By Crayton Harrison
Aug. 8 (Bloomberg) -- Sprint Nextel Corp., the mobile-phone carrier that lost more than 3.5 million customers since 2006, may seek to raise money through an outside investment after pulling out of a convertible stock sale, Citigroup Inc. said.
Sprint, the third-biggest U.S. wireless company, may also make another attempt to sell convertible preferred shares if the market improves, debt analyst David Hamburger said today. Sprint scrapped plans for the $3 billion offering yesterday after failing to find the terms it sought.
Sprint stock had its largest two-day gain in six years. Chief Executive Officer Dan Hesse may step up asset sales as he seeks to cut Sprint's $23 billion in total debt and fights to win back customers from bigger competitors AT&T Inc. and Verizon Wireless. A sale of the network acquired through the $36 billion purchase of Nextel Communications Inc. also may take on ``a greater sense of urgency,'' Hamburger said.
The Nextel network assets, purchased in 2005, were valued at $7.8 billion at the end of June, Sprint said this week in a regulatory filing. Sprint wrote down the value of the assets by almost $30 billion in the fourth quarter. Sprint spokesman James Fisher didn't return phone messages today.
Hamburger recommended buying Overland Park, Kansas-based Sprint's 6 percent bond due in 2016. The note rose 1.25 cents on the dollar to 87.25 cents on the dollar, according to Trace, the bond price reporting system of the Financial Industry Regulatory Authority. The yield fell to 8.14 percent.
Sprint gained 93 cents, or 12 percent, to $8.72 at 4:01 p.m. in New York Stock Exchange trading. Over the past two days, the shares have risen 19 percent, the most since July 31, 2002.
`Hunkering Down'
By backing off plans to raise funds, Sprint may compromise its long-term success in exchange for pleasing shareholders by avoiding a dilution of the stock, said Ping Zhao, an analyst at CreditSights Inc. in New York. Sprint will cut debt incrementally with tweaks to its agreements with lenders and with cash from operations, cutting back on investments in its network, she said.
Sprint is spending less on its wireless network and focusing on customer retention rather than new subscribers, Hesse said this week on a conference call. Capital spending on the wireless network may reach about $2.6 billion this year, about half the amount in 2007, the company said.
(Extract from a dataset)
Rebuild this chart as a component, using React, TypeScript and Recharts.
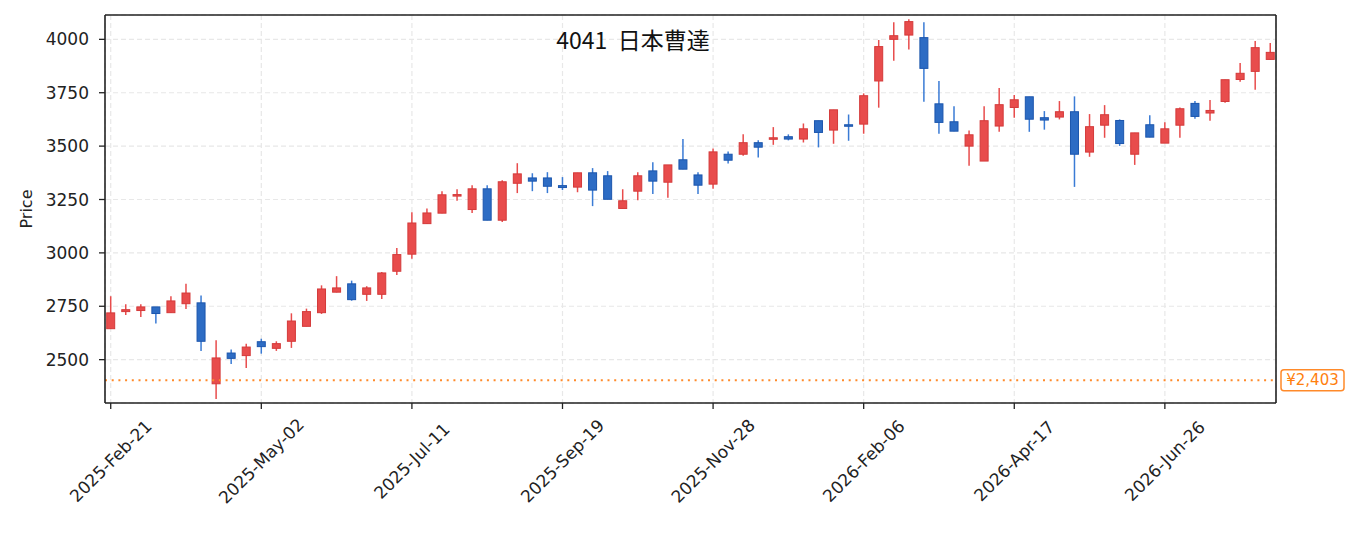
import { ComposedChart, Bar, XAxis, YAxis, CartesianGrid, ReferenceLine } from "recharts";

// 週足（2025-02-21 〜 2026-08-14）
const dates = [
  "2025-Feb-21", "2025-Feb-28", "2025-Mar-07", "2025-Mar-14", "2025-Mar-21", "2025-Mar-28",
  "2025-Apr-04", "2025-Apr-11", "2025-Apr-18", "2025-Apr-25", "2025-May-02", "2025-May-09",
  "2025-May-16", "2025-May-23", "2025-May-30", "2025-Jun-06", "2025-Jun-13", "2025-Jun-20",
  "2025-Jun-27", "2025-Jul-04", "2025-Jul-11", "2025-Jul-18", "2025-Jul-25", "2025-Aug-01",
  "2025-Aug-08", "2025-Aug-15", "2025-Aug-22", "2025-Aug-29", "2025-Sep-05", "2025-Sep-12",
  "2025-Sep-19", "2025-Sep-26", "2025-Oct-03", "2025-Oct-10", "2025-Oct-17", "2025-Oct-24",
  "2025-Oct-31", "2025-Nov-07", "2025-Nov-14", "2025-Nov-21", "2025-Nov-28", "2025-Dec-05",
  "2025-Dec-12", "2025-Dec-19", "2025-Dec-26", "2026-Jan-02", "2026-Jan-09", "2026-Jan-16",
  "2026-Jan-23", "2026-Jan-30", "2026-Feb-06", "2026-Feb-13", "2026-Feb-20", "2026-Feb-27",
  "2026-Mar-06", "2026-Mar-13", "2026-Mar-20", "2026-Mar-27", "2026-Apr-03", "2026-Apr-10",
  "2026-Apr-17", "2026-Apr-24", "2026-May-01", "2026-May-08", "2026-May-15", "2026-May-22",
  "2026-May-29", "2026-Jun-05", "2026-Jun-12", "2026-Jun-19", "2026-Jun-26", "2026-Jul-03",
  "2026-Jul-10", "2026-Jul-17", "2026-Jul-24", "2026-Jul-31", "2026-Aug-07", "2026-Aug-14",
];

const opens = [
  2645, 2725, 2730, 2747, 2720, 2762, 2766, 2387, 2531, 2519, 2584, 2553, 2586, 2656, 2720, 2816,
  2855, 2806, 2806, 2914, 2994, 3137, 3186, 3269, 3203, 3300, 3153, 3326, 3351, 3351, 3315, 3308,
  3375, 3361, 3208, 3289, 3384, 3331, 3436, 3365, 3322, 3462, 3462, 3516, 3533, 3544, 3533, 3619,
  3575, 3600, 3603, 3805, 4000, 4020, 4008, 3698, 3614, 3500, 3430, 3594, 3681, 3731, 3633, 3636,
  3661, 3472, 3598, 3620, 3462, 3600, 3514, 3598, 3700, 3655, 3709, 3812, 3850, 3906,
];
const highs = [
  2797, 2759, 2759, 2747, 2797, 2856, 2801, 2591, 2547, 2575, 2598, 2586, 2717, 2739, 2848, 2891,
  2870, 2844, 2910, 3023, 3190, 3208, 3289, 3298, 3317, 3317, 3340, 3420, 3373, 3378, 3355, 3375,
  3397, 3383, 3298, 3378, 3425, 3412, 3533, 3378, 3489, 3475, 3555, 3527, 3589, 3555, 3606, 3619,
  3670, 3648, 3747, 3997, 4080, 4094, 4080, 3805, 3687, 3573, 3687, 3772, 3739, 3731, 3664, 3711,
  3733, 3650, 3692, 3625, 3562, 3645, 3612, 3681, 3711, 3716, 3811, 3889, 3992, 3983,
];
const lows = [
  2645, 2709, 2700, 2669, 2720, 2737, 2541, 2316, 2480, 2461, 2528, 2541, 2555, 2656, 2714, 2815,
  2776, 2775, 2784, 2897, 2972, 3137, 3186, 3244, 3187, 3153, 3145, 3280, 3289, 3280, 3294, 3284,
  3219, 3251, 3208, 3247, 3276, 3258, 3392, 3276, 3300, 3419, 3455, 3447, 3506, 3527, 3517, 3494,
  3511, 3525, 3558, 3680, 3900, 3952, 3708, 3558, 3570, 3408, 3430, 3567, 3633, 3567, 3577, 3625,
  3309, 3450, 3539, 3501, 3412, 3542, 3514, 3539, 3628, 3619, 3703, 3801, 3764, 3906,
];
const closes = [
  2719, 2734, 2747, 2716, 2775, 2812, 2586, 2508, 2506, 2559, 2561, 2575, 2681, 2725, 2831, 2836,
  2781, 2836, 2906, 2992, 3140, 3187, 3272, 3273, 3300, 3153, 3333, 3370, 3336, 3312, 3306, 3375,
  3294, 3251, 3244, 3361, 3336, 3412, 3392, 3317, 3473, 3434, 3516, 3495, 3539, 3533, 3581, 3564,
  3670, 3594, 3736, 3966, 4017, 4083, 3864, 3611, 3570, 3553, 3619, 3694, 3717, 3626, 3622, 3661,
  3462, 3591, 3647, 3512, 3562, 3542, 3581, 3675, 3639, 3667, 3811, 3841, 3961, 3939,
];

const xTicks = [0, 10, 20, 30, 40, 50, 60, 70];
const yTicks = [2500, 2750, 3000, 3250, 3500, 3750, 4000];
const lastPrice = 2403;
const title = "4041  日本曹達";

const rows = dates.map((date, i) => ({
  i,
  date,
  open: opens[i],
  high: highs[i],
  low: lows[i],
  close: closes[i],
  range: [lows[i], highs[i]],
}));

const xDomain = [-0.38, 77.38];
const yDomain = [2297, 4114];
const font = "DejaVu Sans";
const axisColor = "#222";

// ローソク足1本
function Candle(props: any) {
  const { x, y, width, height, payload } = props;
  if (!payload) return null;
  const { open, close, high, low } = payload;
  const top = Math.min(y, y + height);
  const h = Math.abs(height);
  const k = high > low ? h / (high - low) : 0;
  const cx = x + width / 2;
  const up = close >= open;
  const yO = top + (high - open) * k;
  const yC = top + (high - close) * k;
  const bTop = Math.min(yO, yC);
  const bH = Math.max(Math.abs(yO - yC), 1.5);
  const wick = up ? "#e84c4c" : "#3a7bd5";
  const fill = up ? "#e84c4c" : "#2d6cc4";
  const edge = up ? "#d43a3a" : "#1c56ad";
  return (
    <g>
      <line x1={cx} x2={cx} y1={top} y2={top + h} stroke={wick} strokeWidth={1.5} />
      <rect x={cx - 4} y={bTop} width={8} height={bH} fill={fill} stroke={edge} strokeWidth={1} />
    </g>
  );
}

function DateTick(props: any) {
  const { x, y, payload } = props;
  return (
    <text
      x={x}
      y={y + 50}
      transform={`rotate(-45, ${x}, ${y + 50})`}
      textAnchor="middle"
      dominantBaseline="central"
      fontFamily={font}
      fontSize={17}
      fill={axisColor}
    >
      {dates[payload.value]}
    </text>
  );
}

export default function App() {
  return (
    <div style={{ position: "absolute", left: 0, top: 0, background: "#fff" }}>
      <ComposedChart
        width={1355}
        height={533}
        data={rows}
        margin={{ top: 15, right: 79, bottom: 0, left: 0 }}
      >
        <CartesianGrid stroke="#e8e8e8" strokeDasharray="5 3" strokeWidth={1.2} />
        <XAxis
          dataKey="i"
          type="number"
          domain={xDomain}
          ticks={xTicks}
          allowDataOverflow
          height={130}
          tick={<DateTick />}
          tickSize={6}
          tickLine={{ stroke: axisColor, strokeWidth: 1.3 }}
          axisLine={{ stroke: axisColor, strokeWidth: 1.6 }}
        />
        <YAxis
          type="number"
          domain={yDomain}
          ticks={yTicks}
          allowDataOverflow
          width={105}
          tickSize={6}
          tickMargin={10}
          tick={{ fontFamily: font, fontSize: 17, fill: axisColor }}
          tickLine={{ stroke: axisColor, strokeWidth: 1.3 }}
          axisLine={{ stroke: axisColor, strokeWidth: 1.6 }}
          label={{
            content: () => (
              <text
                x={26}
                y={209}
                transform="rotate(-90, 26, 209)"
                textAnchor="middle"
                dominantBaseline="central"
                fontFamily={font}
                fontSize={16}
                fill={axisColor}
              >
                Price
              </text>
            ),
          }}
        />
        {/* 枠線（上・右）とタイトル */}
        <ReferenceLine
          y={yDomain[1]}
          stroke={axisColor}
          strokeWidth={1.6}
          label={{
            content: () => (
              <text
                x={633}
                y={49}
                textAnchor="middle"
                fontFamily="Noto Sans CJK JP"
                fontSize={23}
                fill="#111"
                xmlSpace="preserve"
                style={{ whiteSpace: "pre" }}
              >
                {title}
              </text>
            ),
          }}
        />
        <ReferenceLine x={xDomain[1]} stroke={axisColor} strokeWidth={1.6} />
        <ReferenceLine
          y={lastPrice}
          stroke="#ff8a2a"
          strokeWidth={2}
          strokeDasharray="2 4.7"
          label={{
            content: (p: any) => {
              const vb = p.viewBox;
              const bx = vb.x + vb.width + 5;
              return (
                <g>
                  <rect x={bx} y={vb.y - 10.5} width={63} height={21} rx={3} fill="#fff" stroke="#ff8a2a" strokeWidth={1.5} />
                  <text
                    x={bx + 31.5}
                    y={vb.y}
                    textAnchor="middle"
                    dominantBaseline="central"
                    fontFamily={font}
                    fontSize={15}
                    fill="#ff7f0e"
                  >
                    ¥{lastPrice.toLocaleString("en-US")}
                  </text>
                </g>
              );
            },
          }}
        />
        <Bar dataKey="range" barSize={9} shape={<Candle />} isAnimationActive={false} />
      </ComposedChart>
    </div>
  );
}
While that will help Hesse avoid violating the terms of bank covenants, the moves may hinder the carrier in competing with AT&T and Verizon, since Sprint won't be improving the quality and coverage of the wireless network as much over time, Zhao said.
Hunkering Down
``They are hunkering down basically to survive,'' said Zhao, who said she expects Sprint shares and debt to perform in line with the rest of the market. ``Eventually it will come back to bite them.''
Sprint's bank covenant requires it to keep debt no higher than 3.5 times its profit in the past four quarters, excluding depreciation, amortization, interest and taxes. Sprint's ratio for its bank covenant remained at 2.9 at the end of June, Fisher said this week.
The company's wireless networks are performing at record levels, with fewer dropped and blocked calls and higher voice quality, Sprint said this week. Several spending projects to broaden coverage and speed up wireless Internet connections were completed last year, the company said.
If the turnaround progresses, Sprint should meet the terms of its bank covenant, said Bill Densmore, an analyst at Fitch Ratings in Chicago.
``Provided they can continue some of these operating trends, the improvements they made in the second quarter, they would likely have sufficient capacity under the covenants,'' Densmore said. ``If they continue to get pressured, particularly on the cash flow side, then things would get much tighter.''
Asset Sales
To raise funds, Hesse already has pursued some asset sales, agreeing to sell 3,300 wireless towers for $670 million to TowerCo LLC. The carrier, which has $3.5 billion in cash, said it still plans to cut $1 billion in debt this quarter and is exploring other ways to reduce it faster.
SK Telecom Co., South Korea's largest mobile-phone operator, may seek to invest in Sprint, Hamburger said. The company said last month that while it's expanding in the U.S., it's not planning to acquire a U.S. carrier.
Lauren Kim, a representative for Seoul-based SK Telecom, didn't immediately return to an e-mailed request for comment outside of regular business hours.
Sprint is in ``not informal'' talks to sell the Nextel unit with a number of partnerships including private-equity firms and telecommunications executives, CNBC reported today. An agreement could take months to finalize, the financial news network said.
NII Holdings Inc., the Reston, Virginia-based provider of wireless service in Latin America, may also have interest, CNBC said. The company uses similar technology to that of Nextel's network. NII Holdings spokesman Tim Perrott said he didn't have any information and couldn't confirm the report.
Moody's Investors Service rates Sprint credit at Baa3, just above non-investment grade status, or junk. Standard & Poor's rates it at BB, or junk.